When US non-competes collide with UK law

By John Hayes
A High Court ruling shows why US-style restrictive covenants often fail when tested against English restraint-of-trade principles
We’re not in Kansas anymore,” said Dorothy in The Wizard of Oz (1939). That line echoed in London’s High Court in October when Mr Justice Ritchie ruled that Tom James, the world’s largest personalised tailoring company, could not enforce a 12-month non-compete against former UK employee Max Potter. The decision shows how lengthy restrictive covenants contained in US employment contracts rarely translate into enforceable UK covenants, whatever American senior management may wish.
Tom James is known for its hard-line approach to non-competes. Its US contracts include 24-month restrictions, and it routinely instructs Baker McKenzie to pursue ex-employees who set up in competition. Judge Ritchie criticised the firm’s conduct, noting it hand-delivered a letter of claim to Potter’s partner on a Sunday—just two days after he resigned. The company’s campaign against Potter lasted five months and cost them more than £600,000 in legal fees, which are now irrecoverable.
Max Potter, 28, had worked for Tom James UK for almost eight years as a visiting tailor, selling £2,500 bespoke suits, shoes and ties to senior professionals in London’s financial and legal sectors. While small in the UK, Tom James is a US giant, headquartered in Tennessee with a global turnover of about $500 million.
In 2022, following a pay review, Tom James UK introduced expanded restrictive covenants for its London salesforce: with 12-month non-solicitation, non-dealing, and non-poaching covenants, plus a 12-month global non-compete. Max Potter previously had six months non-compete. US management said they wanted “standardisation,” reasoning that if 24 months was reasonable in America, 12 months must be reasonable in the UK.
However, the non-compete clause in the UK contracts contained neither a geographical limit nor any provision linking it to the work Potter did. It could have barred him from any role in any competing business worldwide—even, hypothetically. It would have prevented Max from working as a delivery driver, for Harrods, for example or even, conceivably, serving in a shop in Kansas City selling competitive products. The Judge decided that this was manifestly excessive in its scope.

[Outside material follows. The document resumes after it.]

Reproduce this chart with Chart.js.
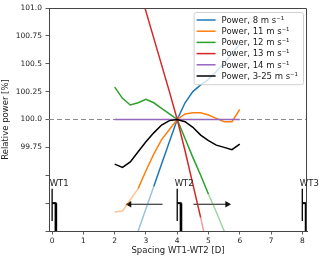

When Potter resigned in May 2022 with no job to go to, he offered Court Undertakings to honour 12-month non-solicitation and non-dealing covenants regarding his clients. Tom James rejected this and sued, obtaining an interim injunction in July 2025 to enforce the 12 month non-compete.
A “speedy trial” was ordered to decide whether the clause was a lawful restraint of trade and whether the injunction should stand and also to decide whether Max Potter had acted in breach of his employment duties. Most employees would have caved in at this stage, but Potter—represented by Constantine Law and Stefan Lewinski—defended the claim.

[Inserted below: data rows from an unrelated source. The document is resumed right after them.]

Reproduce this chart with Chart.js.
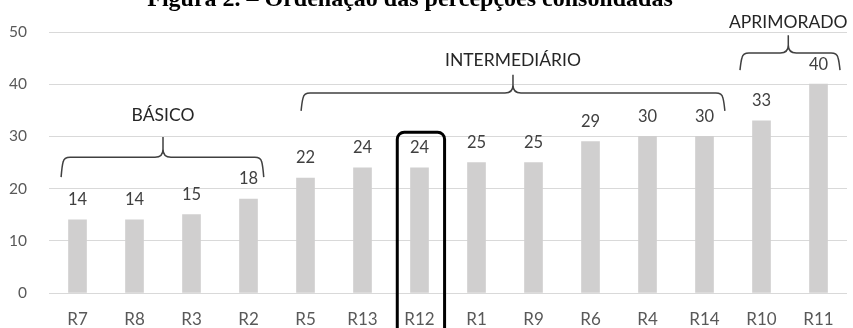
<!DOCTYPE html>
<html>
<head>
<meta charset="utf-8">
<script src="https://cdn.jsdelivr.net/npm/chart.js@4"></script>
<style>
  html, body { margin: 0; padding: 0; background: #fff; }
  #wrap { width: 853px; height: 328px; position: relative; }
</style>
</head>
<body>
<div id="wrap"><canvas id="chart"></canvas></div>
<script>
// Data
const categories = ['R7', 'R8', 'R3', 'R2', 'R5', 'R13', 'R12', 'R1', 'R9', 'R6', 'R4', 'R14', 'R10', 'R11'];
const values = [14, 14, 15, 18, 22, 24, 24, 25, 25, 29, 30, 30, 33, 40];
const yTicks = [0, 10, 20, 30, 40, 50];

const groupNames = ['BÁSICO', 'INTERMEDIÁRIO', 'APRIMORADO'];
const groupFirst = ['R7', 'R5', 'R10'];
const groupLast = ['R2', 'R14', 'R11'];
const highlighted = 'R12';

const titleText = 'Figura 2. – Ordenação das percepções consolidadas';

// brace geometry: offsets in category widths, heights in axis units
const braceStyle = [
    { left: -0.27, right: 0.25, spike: 1.5, line: 26.0, foot: 22.2, tip: 29.9, text: 34.1 },
    { left: -0.06, right: 0.34, spike: 7.64, line: 38.3, foot: 34.9, tip: 41.8, text: 44.6 },
    { left: -0.36, right: 0.36, spike: 12.47, line: 46.0, foot: 42.7, tip: 49.4, text: 51.9 }
];

const FONT = 'Lato, "Open Sans", sans-serif';

const annotations = {
    id: 'annotations',
    afterDatasetsDraw(chart) {
        const ctx = chart.ctx;
        const x = chart.scales.x, y = chart.scales.y;
        const cat = x.getPixelForValue(1) - x.getPixelForValue(0);
        const meta = chart.getDatasetMeta(0);

        // value labels
        ctx.save();
        ctx.font = '16.5px ' + FONT;
        ctx.fillStyle = '#404040';
        ctx.textAlign = 'center';
        ctx.textBaseline = 'middle';
        meta.data.forEach((bar, i) => {
            ctx.fillText(String(values[i]), bar.x, bar.y - 20);
        });
        ctx.restore();

        // braces
        ctx.save();
        ctx.strokeStyle = '#404040';
        ctx.lineWidth = 1.5;
        groupNames.forEach((name, g) => {
            const s = braceStyle[g];
            const x0 = x.getPixelForValue(categories.indexOf(groupFirst[g])) + s.left * cat;
            const x1 = x.getPixelForValue(categories.indexOf(groupLast[g])) + s.right * cat;
            const xs = x.getPixelForValue(0) + s.spike * cat;
            const yh = y.getPixelForValue(s.line);
            const yb = y.getPixelForValue(s.foot);
            const yt = y.getPixelForValue(s.tip);
            const r = 8;
            ctx.beginPath();
            ctx.moveTo(x0 - 1, yb);
            ctx.quadraticCurveTo(x0, yh + r, x0 + 1, yh + r * 0.6);
            ctx.quadraticCurveTo(x0 + 2, yh, x0 + r, yh);
            ctx.lineTo(xs - r, yh);
            ctx.quadraticCurveTo(xs, yh, xs, yh - r);
            ctx.lineTo(xs, yt);
            ctx.moveTo(x1 + 1, yb);
            ctx.quadraticCurveTo(x1, yh + r, x1 - 1, yh + r * 0.6);
            ctx.quadraticCurveTo(x1 - 2, yh, x1 - r, yh);
            ctx.lineTo(xs + r, yh);
            ctx.quadraticCurveTo(xs, yh, xs, yh - r);
            ctx.stroke();

            ctx.font = '17.5px ' + FONT;
            ctx.fillStyle = '#262626';
            ctx.textAlign = 'center';
            ctx.textBaseline = 'middle';
            ctx.fillText(name, xs, y.getPixelForValue(s.text));
        });
        ctx.restore();

        // highlight box
        const hi = categories.indexOf(highlighted);
        const hx0 = x.getPixelForValue(hi) - 0.39 * cat;
        const hx1 = x.getPixelForValue(hi) + 0.44 * cat;
        const hy0 = y.getPixelForValue(30.8);
        const hy1 = chart.height + 10;
        ctx.save();
        ctx.strokeStyle = '#000';
        ctx.lineWidth = 3;
        ctx.beginPath();
        ctx.roundRect(hx0, hy0, hx1 - hx0, hy1 - hy0, 7);
        ctx.stroke();
        ctx.restore();

        // title (cut off at the top in the source)
        ctx.save();
        ctx.font = 'bold 24px "Liberation Serif", "DejaVu Serif", serif';
        ctx.fillStyle = '#000';
        ctx.textAlign = 'center';
        ctx.textBaseline = 'alphabetic';
        ctx.fillText(titleText, 410, 6);
        ctx.restore();
    }
};

new Chart(document.getElementById('chart'), {
    type: 'bar',
    data: {
        labels: categories,
        datasets: [{
            data: values,
            backgroundColor: '#d0cfcf',
            barThickness: 18
        }]
    },
    options: {
        responsive: true,
        maintainAspectRatio: false,
        animation: false,
        layout: { padding: { top: 32, right: 6, left: 0, bottom: 0 } },
        plugins: {
            legend: { display: false },
            tooltip: { enabled: false }
        },
        scales: {
            x: {
                grid: { display: false },
                border: { display: false },
                ticks: { color: '#595959', font: { family: FONT, size: 17 }, padding: 8 },
                afterFit: (scale) => { scale.height = 35; }
            },
            y: {
                min: 0,
                max: 50,
                afterBuildTicks: (scale) => { scale.ticks = yTicks.map(v => ({ value: v })); },
                grid: { color: '#d9d9d9', drawTicks: false },
                border: { display: false },
                ticks: { color: '#595959', font: { family: FONT, size: 15.5 }, padding: 22 },
                afterFit: (scale) => { scale.width = 49; }
            }
        }
    },
    plugins: [annotations]
});
</script>
</body>
</html>
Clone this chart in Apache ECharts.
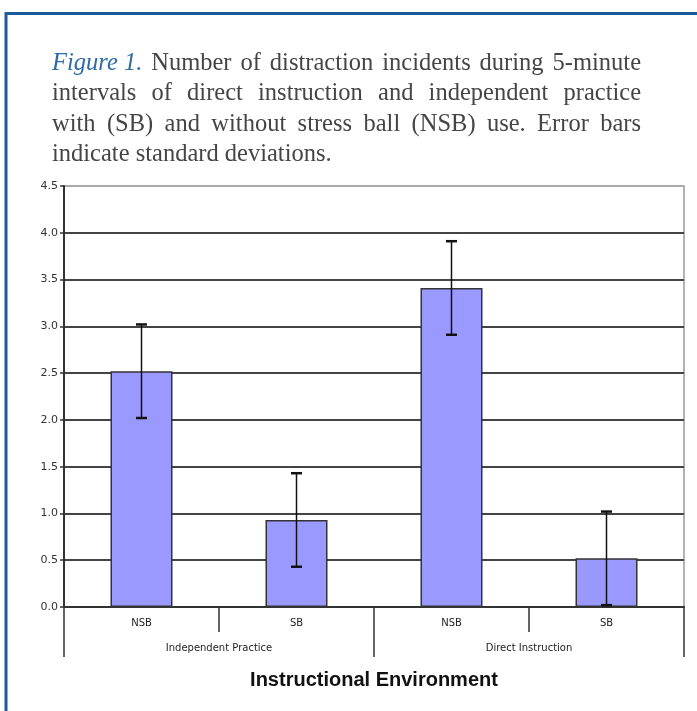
<!DOCTYPE html>
<html><head><meta charset="utf-8">
<script src="https://cdn.jsdelivr.net/npm/echarts@6/dist/echarts.min.js"></script>
<style>html,body{margin:0;padding:0;background:#fff}#c{width:697px;height:711px}</style>
</head><body><div id="c"></div>
<script>
const categories = ['NSB', 'SB', 'NSB', 'SB'];
const groups = ['Independent Practice', 'Direct Instruction'];
const means = [2.52, 0.93, 3.41, 0.52];
const stdDevs = [0.5, 0.5, 0.5, 0.5];
const yTicks = ['0.0','0.5','1.0','1.5','2.0','2.5','3.0','3.5','4.0','4.5'];
const captionLines = [
  'Number of distraction incidents during 5-minute',
  'intervals of direct instruction and independent practice',
  'with (SB) and without stress ball (NSB) use. Error bars',
  'indicate standard deviations.'
];
const captionLead = 'Figure 1.';
const axisTitle = 'Instructional Environment';

const chart = echarts.init(document.getElementById('c'), null, {renderer: 'canvas'});

// caption layout (justified)
const FONT_SIZE = 24.5, FAM = '"Liberation Serif", serif';
const ctx = document.createElement('canvas').getContext('2d');
function w(t, italic){ ctx.font = (italic?'italic ':'') + FONT_SIZE + 'px ' + FAM; return ctx.measureText(t).width; }
const X0 = 52, X1 = 641, LINE_Y = [63.5, 94, 124.5, 155];
const TXT = '#454545', BLUE = '#2d6aa6';
const graphics = [];
graphics.push({type:'rect', shape:{x:6, y:13.5, width:760, height:760}, style:{fill:'none', stroke:'#1d5a98', lineWidth:3}, silent:true});
captionLines.forEach((line, i) => {
  const words = [];
  if (i === 0) words.push({t: captionLead, it: true});
  line.split(' ').forEach(s => words.push({t: s, it: false}));
  const total = words.reduce((a, o) => a + w(o.t, o.it), 0);
  const justify = i < captionLines.length - 1;
  const gap = justify ? (X1 - X0 - total) / (words.length - 1) : w(' ', false);
  let x = X0;
  words.forEach(o => {
    graphics.push({type:'text', x: x, y: LINE_Y[i], style:{text:o.t, fill: o.it?BLUE:TXT, font:(o.it?'italic ':'') + FONT_SIZE + 'px ' + FAM, textVerticalAlign:'middle'}, silent:true});
    x += w(o.t, o.it) + gap;
  });
});

const splitColors = yTicks.map((t, i) => i === yTicks.length - 1 ? '#aaaaaa' : '#444444');

chart.setOption({
  animation: false,
  backgroundColor: '#fff',
  graphic: graphics,
  grid: {left: 64, right: 13, top: 186, bottom: 104, show: true, borderColor: '#999', borderWidth: 1.5, backgroundColor: 'transparent'},
  xAxis: [
    {type: 'category', data: categories, position: 'bottom',
     axisLine: {show: true, lineStyle: {color: '#333', width: 2}},
     axisTick: {show: true, interval: 0, length: 25, lineStyle: {color: '#333', width: 1.5}},
     axisLabel: {interval: 0, margin: 11, fontSize: 10, color: '#222', fontFamily: '"DejaVu Sans", sans-serif'}},
    {type: 'category', data: groups, position: 'bottom',
     axisLine: {show: false},
     axisTick: {show: true, interval: 0, length: 50, lineStyle: {color: '#333', width: 1.5}},
     axisLabel: {interval: 0, margin: 36, fontSize: 10, color: '#222', fontFamily: '"DejaVu Sans", sans-serif'},
     name: axisTitle, nameLocation: 'middle', nameGap: 63,
     nameTextStyle: {fontSize: 20, fontWeight: 'bold', color: '#111', fontFamily: '"Liberation Sans", Arial, sans-serif'}}
  ],
  yAxis: {type: 'value', min: 0, max: 4.5, interval: 0.5,
    axisLine: {show: true, lineStyle: {color: '#333', width: 2}},
    axisTick: {show: true, length: 4, lineStyle: {color: '#333', width: 1.5}},
    axisLabel: {margin: 6, fontSize: 11, color: '#333', fontFamily: '"DejaVu Sans", sans-serif', formatter: v => yTicks[Math.round(v / 0.5)]},
    splitLine: {show: true, lineStyle: {color: splitColors, width: 2}}},
  series: [
    {type: 'bar', data: means, barWidth: '40%', xAxisIndex: 0,
     itemStyle: {color: '#9999ff', borderColor: '#333', borderWidth: 1.5}},
    {type: 'custom', xAxisIndex: 0, z: 5,
     data: means.map((m, i) => [i, m - stdDevs[i], m + stdDevs[i]]),
     renderItem: (params, api) => {
       const lo = api.coord([api.value(0), api.value(1)]);
       const hi = api.coord([api.value(0), api.value(2)]);
       const hw = 5.5;
       const st = {stroke: '#111', lineWidth: 1.5};
       return {type: 'group', children: [
         {type: 'line', shape: {x1: lo[0], y1: lo[1], x2: hi[0], y2: hi[1]}, style: st},
         {type: 'line', shape: {x1: lo[0]-hw, y1: lo[1], x2: lo[0]+hw, y2: lo[1]}, style: {stroke:'#111', lineWidth: 2.5}},
         {type: 'line', shape: {x1: hi[0]-hw, y1: hi[1], x2: hi[0]+hw, y2: hi[1]}, style: {stroke:'#111', lineWidth: 2.5}}
       ]};
     }}
  ]
});
</script></body></html>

Tom James argued that because 24-month restrictions were standard in its US contracts, 12 months in the UK was reasonable. It claimed the restriction protected customer connections and that Potter, having signed the contract, should be held to it. Under UK law, however, the position is more nuanced. Restrictive covenants amount to unenforceable restraints of trade unless the employer proves they go no further than is reasonably necessary to protect a legitimate business interest. The burden of proof lay with Tom James, and it failed to show it.